Thursday, November 19, 2020

Cause and Effect

 Proponents of anthropogenic global warming insist that man's use of fossil fuels is dangerously warming the world.  But is causing B, or B causing A?  This graph shows CO2 and temperature changes over the last 400,000 years:

You will notice that the temperature often rises before the CO2 levels.  Why?  As this website at Columbia explains:

The primary source of carbon/CO2 is outgassing from the Earth's interior at midocean ridges, hotspot volcanoes, and subduction-related volcanic arcs. Much of the CO2 released at subduction zones is derived from the metamorphism of carbonate rocks subducting with the ocean crust. Much of the overall outgassing CO2, expecially as midocean ridges and hotpot volcanoes, was stored in the mantle when the Earth formed. Some of the outgassed carbon remains as CO2 in the atmosphere, some is dissolved in the oceans, some carbon is held as biomass in living or dead and decaying organisms, and some is bound in carbonate rocks. Carbon is removed into long term storage by burial of sedimentary strata, especially coal and black shales that store organic carbon from undecayed biomass and carbonate rocks like limestone (calcium carbonate).
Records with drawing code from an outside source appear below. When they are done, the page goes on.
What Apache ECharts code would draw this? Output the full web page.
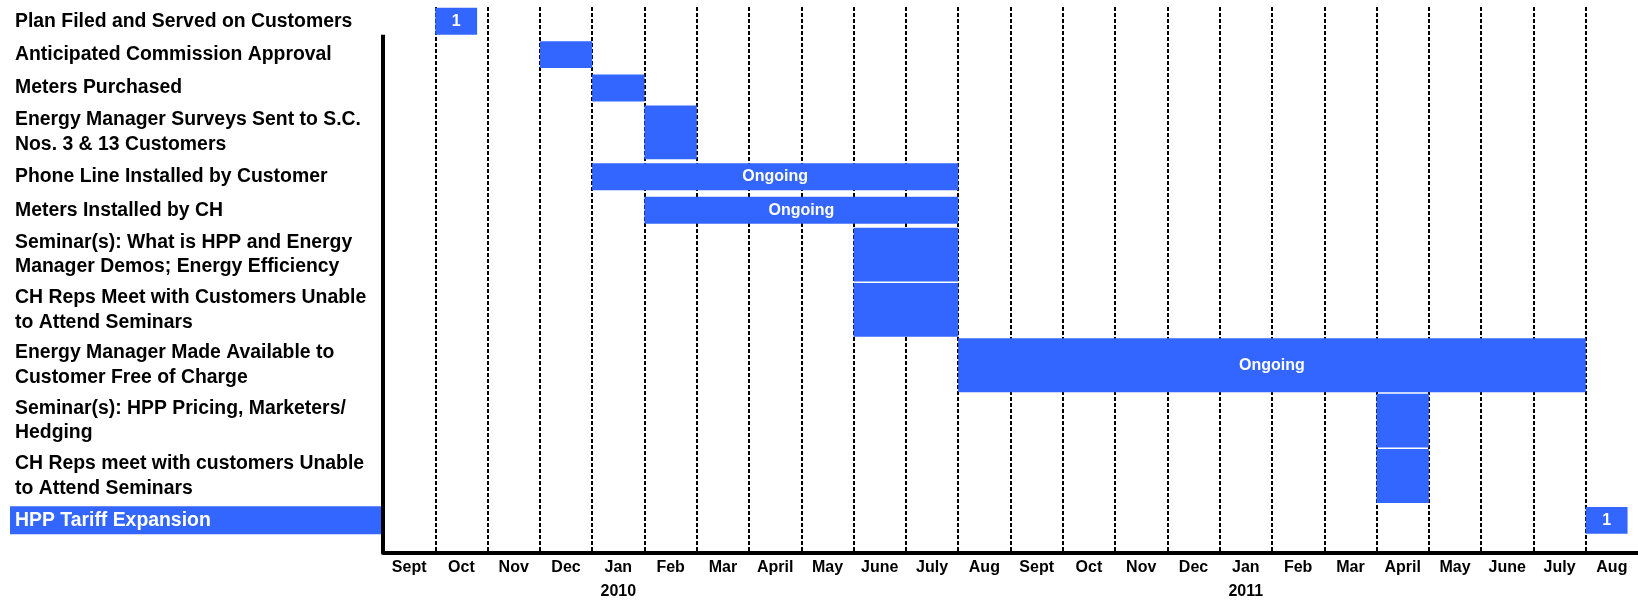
<!DOCTYPE html>
<html>
<head>
<meta charset="utf-8">
<script src="https://cdn.jsdelivr.net/npm/echarts@6/dist/echarts.min.js"></script>
<style>
  html, body { margin: 0; padding: 0; background: #fff; }
  #chart { width: 1638px; height: 602px; }
</style>
</head>
<body>
<div id="chart"></div>
<script>
// Project schedule: one row per task, months counted from Sept 2009 (= 0)
const tasks = [
  'Plan Filed and Served on Customers',
  'Anticipated Commission Approval',
  'Meters Purchased',
  'Energy Manager Surveys Sent to S.C.\nNos. 3 & 13 Customers',
  'Phone Line Installed by Customer',
  'Meters Installed by CH',
  'Seminar(s): What is HPP and Energy\nManager Demos; Energy Efficiency',
  'CH Reps Meet with Customers Unable\nto Attend Seminars',
  'Energy Manager Made Available to\nCustomer Free of Charge',
  'Seminar(s): HPP Pricing, Marketers/\nHedging',
  'CH Reps meet with customers Unable\nto Attend Seminars',
  'HPP Tariff Expansion'
];
const startMonth     = [1, 3, 4, 5, 4, 5, 9, 9, 11, 19, 19, 23];
const durationMonths = [0.8, 1, 1, 1, 7, 6, 2, 2, 12, 1, 1, 0.8];
const barText = ['1', '', '', '', 'Ongoing', 'Ongoing', '', '', 'Ongoing', '', '', '1'];
const highlightedTask = 'HPP Tariff Expansion';

const months = ['Sept', 'Oct', 'Nov', 'Dec', 'Jan', 'Feb', 'Mar', 'April', 'May', 'June', 'July', 'Aug',
                'Sept', 'Oct', 'Nov', 'Dec', 'Jan', 'Feb', 'Mar', 'April', 'May', 'June', 'July', 'Aug'];
const years = ['2010', '2011'];

// Year caption goes under each January
const yearOf = [];
let yi = 0;
months.forEach((m, i) => { yearOf[i] = m === 'Jan' ? years[yi++] : ''; });

// Row bands on the vertical scale: row pitch and bar height follow the number of label lines
const ROW_LINE = 22, ROW_PAD = 11.5;     // row pitch = lines * ROW_LINE + ROW_PAD
const BAR_LINE = 27, BAR_PAD = 0;        // bar height = lines * BAR_LINE + BAR_PAD
const Y_START = 2.5, TAIL = 16;          // plot area starts a little into the first row
const rows = [];
let acc = 0;
tasks.forEach(t => {
  const n = t.split('\n').length;
  const pitch = n * ROW_LINE + ROW_PAD;
  const c = acc + pitch / 2;
  const h = n * BAR_LINE + BAR_PAD;
  rows.push({ center: c, top: c - h / 2, bottom: c + h / 2 });
  acc += pitch;
});
const yMax = acc + TAIL;
const centers = rows.map(r => r.center);

const FONT = '"Liberation Sans", Arial, sans-serif';
const BAR = '#3366FF';

const barData = tasks.map((t, i) => [startMonth[i], startMonth[i] + durationMonths[i], rows[i].top, rows[i].bottom, i]);

function renderBar(params, api) {
  const p0 = api.coord([api.value(0), api.value(2)]);
  const p1 = api.coord([api.value(1), api.value(3)]);
  const i = api.value(4);
  return {
    type: 'rect',
    shape: { x: p0[0], y: p0[1], width: p1[0] - p0[0], height: p1[1] - p0[1] },
    style: { fill: BAR },
    textContent: {
      style: { text: barText[i], fill: '#fff', font: 'bold 16px ' + FONT }
    },
    textConfig: { position: 'inside' }
  };
}

function taskLabel(v) {
  let k = 0;
  centers.forEach((c, i) => { if (Math.abs(c - v) < Math.abs(centers[k] - v)) k = i; });
  const t = tasks[k];
  const key = t === highlightedTask ? 'h' : 'n';
  return t.split('\n').map(s => '{' + key + '|' + s + '}').join('\n');
}

const chart = echarts.init(document.getElementById('chart'), null, { renderer: 'canvas' });
chart.setOption({
  animation: false,
  backgroundColor: '#fff',
  grid: { left: 383, right: 0, top: 7, bottom: 49, containLabel: false, outerBoundsMode: 'none' },
  xAxis: [
    {
      type: 'value', position: 'bottom', min: 0, max: months.length, interval: 1,
      axisLine: { show: true, onZero: false, lineStyle: { color: '#000', width: 4 } },
      axisTick: { show: false },
      axisLabel: { show: false },
      splitLine: {
        show: true, showMinLine: false, showMaxLine: false,
        lineStyle: { color: '#000', width: 2, type: [4, 2] }
      }
    },
    {
      type: 'category', position: 'bottom', boundaryGap: true,
      data: months.map((m, i) => String(i)),
      axisLine: { show: false, onZero: false }, axisTick: { show: false }, splitLine: { show: false },
      axisLabel: {
        interval: 0, margin: 3, lineHeight: 24,
        fontFamily: FONT, fontSize: 16, fontWeight: 'bold', color: '#000',
        formatter: v => {
          const i = +v;
          return yearOf[i] ? months[i] + '\n' + yearOf[i] : months[i];
        }
      }
    }
  ],
  yAxis: {
    type: 'value', inverse: true, min: Y_START, max: yMax,
    axisLine: { show: false }, axisTick: { show: false }, splitLine: { show: false },
    axisLabel: {
      customValues: centers,
      margin: 373, align: 'left', verticalAlign: 'middle',
      fontFamily: FONT, fontSize: 19.4, fontWeight: 'bold', color: '#000',
      formatter: taskLabel,
      rich: {
        n: { fontFamily: FONT, fontSize: 19.4, fontWeight: 'bold', color: '#000', lineHeight: 24.5, padding: [0, 0, 0, 5] },
        h: { fontFamily: FONT, fontSize: 19.4, fontWeight: 'bold', color: '#fff', backgroundColor: BAR,
             lineHeight: 28, height: 28, width: 366, padding: [0, 0, 0, 5] }
      }
    }
  },
  series: [
    {
      type: 'custom',
      renderItem: renderBar,
      encode: { x: [0, 1], y: [2, 3] },
      data: barData,
      clip: false
    },
    {
      // left frame line, starting below the first row's bar
      type: 'line',
      data: [[0, rows[0].bottom], [0, yMax]],
      symbol: 'none',
      clip: false,
      silent: true,
      lineStyle: { color: '#000', width: 4 },
      z: 5
    }
  ]
});
</script>
</body>
</html>
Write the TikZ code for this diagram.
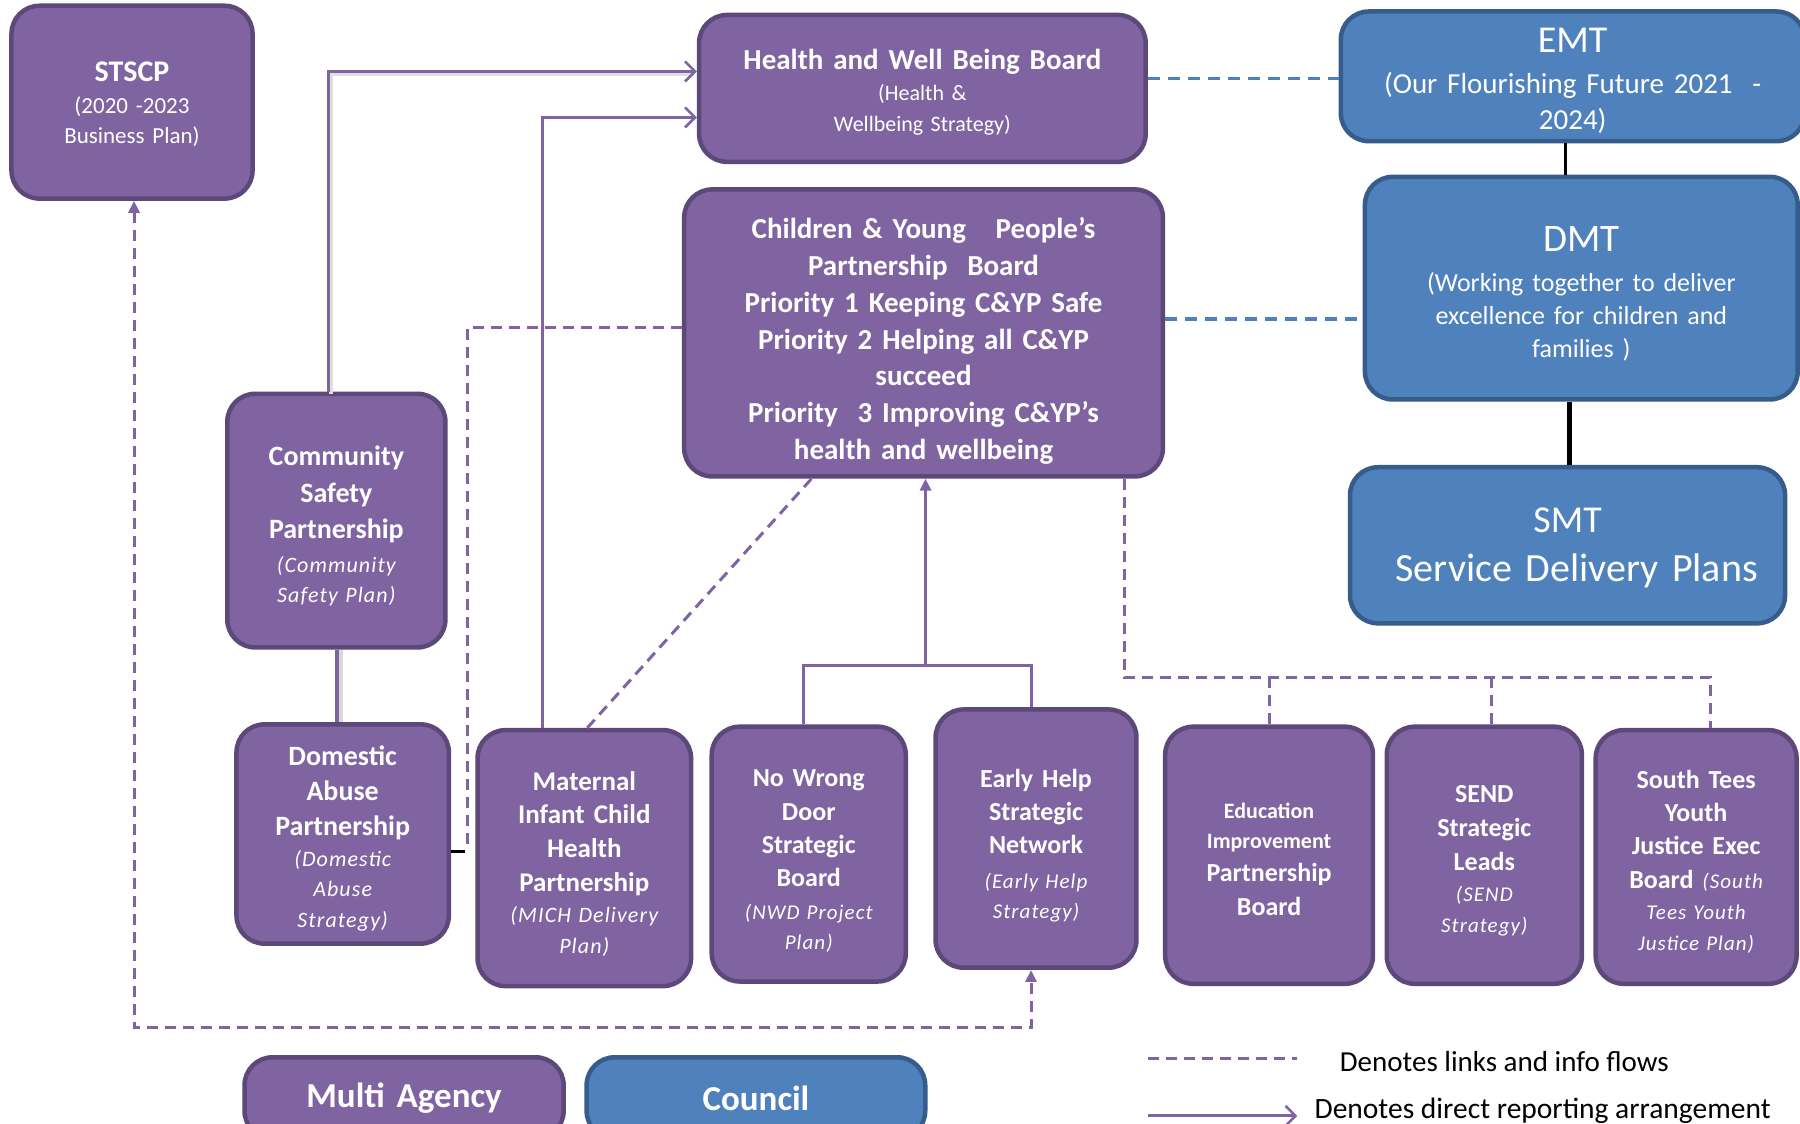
\documentclass[tikz,border=0pt]{standalone}
\usepackage{fontspec}
\setmainfont{Carlito}
\usetikzlibrary{arrows.meta,calc}
\definecolor{pfill}{RGB}{128,100,162}
\definecolor{pdraw}{RGB}{93,72,122}
\definecolor{bfill}{RGB}{79,129,189}
\definecolor{bdraw}{RGB}{54,92,140}
\definecolor{pline}{RGB}{128,100,162}
\definecolor{bline}{RGB}{79,129,189}
\newcommand\fs[2]{\fontsize{#1}{#2}\selectfont\spaceskip=0.34em\xspaceskip=0.34em\relax}
\newcommand\itl{\itshape\addfontfeatures{LetterSpace=5}}
\newcommand\mkbox[8]{%
  \pgfmathsetmacro\bw{(#4-#2)*1.148}%
  \pgfmathsetmacro\bh{(#5-#3)*1.148}%
  \pgfmathsetmacro\tw{\bw-14}%
  \node[#6, minimum width=\bw pt, minimum height=\bh pt, text width=\tw pt] (#1) at ({(#2+#4)/2},{(#3+#5)/2}) {#7\par\vspace*{-#8}};}
\tikzset{
  pbox/.style={draw=pdraw, fill=pfill, line width=4.5pt, rounded corners=28pt, text=white, align=center, inner sep=0pt},
  bbox/.style={draw=bdraw, fill=bfill, line width=4.5pt, rounded corners=28pt, text=white, align=center, inner sep=0pt},
  rep/.style={draw=pline, line width=3pt, -{Straight Barb[length=10pt,width=20pt,line width=2.5pt]}},
  pl/.style={draw=pline, line width=3pt},
  pdash/.style={draw=pline, line width=3pt, dash pattern=on 11pt off 7pt},
  bdash/.style={draw=bline, line width=3.5pt, dash pattern=on 12pt off 8pt},
  tri/.style={-{Triangle[length=12pt,width=11pt]}},
  tritri/.style={{Triangle[length=12pt,width=11pt]}-{Triangle[length=12pt,width=11pt]}},
}
\begin{document}
\begin{tikzpicture}[x=1.148pt,y=-1.148pt]
\useasboundingbox (0,0) rectangle (1568,979);
\clip (0,0) rectangle (1568,979);
\fill[white] (0,0) rectangle (1568,979);

\mkbox{stscp}{10}{5}{220}{173}{pbox}{{\fs{30}{36}\bfseries STSCP\par}\vspace{2.3pt}{\fs{23}{30}(2020 -2023\\Business Plan)\par}}{4.6pt}
\mkbox{hwb}{609}{13}{998}{141}{pbox}{{\fs{29}{34}\bfseries Health and Well Being Board\par}{\fs{22}{31}(Health \&\\Wellbeing Strategy)\par}}{8.6pt}
\mkbox{emt}{1168}{10}{1572}{123}{bbox}{{\fs{38}{42}EMT\par}\vspace{4.6pt}{\fs{29}{36}(Our Flourishing Future 2021 ~-\\2024)\par}}{9.2pt}
\mkbox{dmt}{1189}{154}{1566}{348}{bbox}{{\fs{39}{44}DMT\par}\vspace{7pt}{\fs{26}{33}(Working together to deliver\\excellence for children and\\families )\par}}{11.5pt}
\mkbox{smt}{1176}{407}{1555}{543}{bbox}{{\fs{38}{49}SMT\\\fs{40}{49}\hspace*{18pt}Service Delivery Plans\par}}{4.6pt}
\mkbox{cyp}{596}{165}{1013}{415}{pbox}{{\fs{29}{36.7}\bfseries Children \& Young\ \ \ People’s\\Partnership\ \ Board\\Priority 1 Keeping C\&YP Safe\\Priority 2 Helping all C\&YP\\succeed\\Priority\ \ 3 Improving C\&YP’s\\health and wellbeing\par}}{16pt}
\mkbox{csp}{198}{343}{388}{564}{pbox}{{\fs{28}{36.5}\bfseries Community\\Safety\\Partnership\par}\vspace{3.4pt}{\fs{22}{30}\itl (Community\\Safety Plan)\par}}{10.3pt}
\mkbox{dap}{206}{631}{391}{822}{pbox}{{\fs{28}{35}\bfseries Domestic\\Abuse\\Partnership\par}{\fs{22}{30.5}\itl (Domestic\\Abuse\\Strategy)\par}}{9.2pt}
\mkbox{mich}{416}{636}{602}{859}{pbox}{{\fs{27}{33.7}\bfseries Maternal\\Infant Child\\Health\\Partnership\par}{\fs{22}{31}\itl (MICH Delivery\\Plan)\par}}{11.5pt}
\mkbox{nwd}{620}{633}{789}{855}{pbox}{{\fs{26}{33.3}\bfseries No Wrong\\Door\\Strategic\\Board\par}\vspace{2.3pt}{\fs{21}{30}\itl (NWD Project\\Plan)\par}}{13.8pt}
\mkbox{eh}{815}{618}{990}{843}{pbox}{{\fs{26}{33.3}\bfseries Early Help\\Strategic\\Network\par}\vspace{4.6pt}{\fs{21}{30}\itl (Early Help\\Strategy)\par}}{13.8pt}
\mkbox{eipb}{1015}{633}{1196}{857}{pbox}{{\fs{22}{30}\bfseries Education\\Improvement\par}{\fs{26}{33.3}\bfseries Partnership\\Board\par}}{8pt}
\mkbox{send}{1208}{633}{1378}{857}{pbox}{{\fs{26}{34}\bfseries SEND\\Strategic\\Leads\par}{\fs{21}{31}\itl (SEND\\Strategy)\par}}{11.5pt}
\mkbox{styj}{1390}{636}{1565}{857}{pbox}{{\fs{26}{33.3}\bfseries South Tees\\Youth\\Justice Exec\\Board {\mdseries\fs{21}{33.3}\itl (South}\par}{\fs{21}{31}\itl Tees Youth\\Justice Plan)\par}}{9.2pt}
\mkbox{multi}{213}{921}{491}{992}{pbox}{{\fs{35}{40}\bfseries Multi Agency\par}}{0pt}
\mkbox{council}{511}{921}{806}{992}{bbox}{{\fs{35}{40}\bfseries Council\par}}{0pt}

% reporting lines to HWB
\coordinate (hwbA) at ([yshift=17pt]hwb.west);
\coordinate (hwbB) at ([yshift=-29pt]hwb.west);
\draw[gray!25, line width=4pt] ([xshift=-5.5pt,yshift=-2.5pt]csp.north) |- ([xshift=-4pt,yshift=-2.5pt]hwbA);
\draw[rep] ([xshift=-8pt]csp.north) |- (hwbA);
\draw[rep] ([xshift=-42pt]mich.north) |- (hwbB);
% CSP - DAP
\draw[gray!30, line width=7pt] ([xshift=3pt]csp.south) -- ([xshift=3pt]csp.south |- dap.north);
\draw[pline, line width=4pt] ([xshift=1pt]csp.south) -- ([xshift=1pt]csp.south |- dap.north);
% dashed C&YP to DAP
\coordinate (dapE) at ([yshift=-17pt]dap.east);
\draw[pdash] ([yshift=5pt]cyp.west) -| ([xshift=16pt]dapE);
\draw[black, line width=3pt] (dapE) -- ([xshift=14pt]dapE);
% diagonal dashed
\draw[pdash] ([xshift=3pt]mich.north) -- ([xshift=-112pt]cyp.south);
% NWD & EH up to C&YP
\coordinate (jy) at (0,580);
\coordinate (nwdT) at ([xshift=-5pt]nwd.north);
\coordinate (ehT) at ([xshift=-5pt]eh.north);
\coordinate (cypB) at ([xshift=2pt]cyp.south);
\draw[pl] (nwdT) |- (ehT |- jy) -- (ehT);
\draw[pl, tri] (cypB |- jy) -- (cypB);
% dashed C&YP to council boards
\coordinate (dy) at (0,590);
\coordinate (cypBR) at ([xshift=201pt]cyp.south);
\coordinate (sendT) at ([xshift=7pt]send.north);
\coordinate (styjT) at ([xshift=14pt]styj.north);
\draw[pdash] (cypBR) |- (styjT |- dy) -- (styjT);
\draw[pdash] (eipb.north |- dy) -- (eipb.north);
\draw[pdash] (sendT |- dy) -- (sendT);
% dashed STSCP <-> EH
\coordinate (by) at (0,895);
\coordinate (ehS) at ([xshift=-5pt]eh.south);
\draw[pdash, tritri] ([xshift=2pt]stscp.south) |- (ehS |- by) -- (ehS);
% blue dashed links
\draw[bdash] ([yshift=10pt]hwb.east) -- ([yshift=10pt]hwb.east -| emt.west);
\draw[bdash] ([yshift=14pt]cyp.east) -- ([yshift=14pt]cyp.east -| dmt.west);
% council hierarchy
\draw[black, line width=3pt] ([xshift=-7pt]emt.south) -- ([xshift=-7pt]emt.south |- dmt.north);
\draw[black, line width=5pt] ([xshift=-12pt]dmt.south) -- ([xshift=-12pt]dmt.south |- smt.north);

% legend
\coordinate (l1a) at (1000,922);
\coordinate (l1b) at (1130,922);
\coordinate (l2a) at (1000,972);
\coordinate (l2b) at (1130,972);
\draw[pdash] (l1a) -- (l1b);
\draw[rep] (l2a) -- (l2b);
\node[anchor=west, inner sep=0pt, font=\fontsize{29}{34}\selectfont] (leg1) at (1167,925) {Denotes links and info flows};
\node[anchor=west, inner sep=0pt, font=\fontsize{29.5}{34}\selectfont] (leg2) at (1145,968) {Denotes direct reporting arrangement};
\end{tikzpicture}
\end{document}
How much is tied up in carbonate rocks?  I believe that I have read that there is 40x more CO2 in carbonate rocks than in the atmosphere.  If that seems unlikely, think of all the limestone visible on the surface, under the ocean where it is being subducted, as well as chalk, also a carbonate.  From Cal State Los Angeles:

Limestone, a sedimentary rock which contains silica, and composed largely of the mineral calcite. It is also 10% of the total volume of all sedimentary rocks, and many marine organisms live on it. Limestone, CaCO2, is a type of sedimentary rock making up 10% of all sedimentary rocks on earth.

 CO2 is also dissolved in seawater, a lot of it:

Of the three places where carbon is stored—atmosphere, oceans, and land biosphere—approximately 93 percent of the CO 2 is found in the oceans. The atmosphere, at about 750 petagrams of carbon (a petagram [Pg] is 10 15 grams), has the smallest amount of carbon.

Again, from Columbia:
If CO2 concentration increases in the atmosphere because of an increased rate of outgassing, global temperature will rise. Rising temperature and more dissolved CO2 will lead to increased weathering of crustal rocks as a result of faster reaction rates (temperature effect) and greater acidity. Enhanced weathering will use up the excess CO2 thereby cooling the climate.

 So rising temperatures warms up seawater and:

Solubility of a gas in water tends to decrease with increasing temperature, and solubility of a gas in an organic solvent tends to increase with increasing temperature.

So temperatures rise, CO2 comes out of the oceans and ends up in the atmosphere.  A warming world will have more CO2 in the atmosphere, but rising temperatures is likely the cause not the result.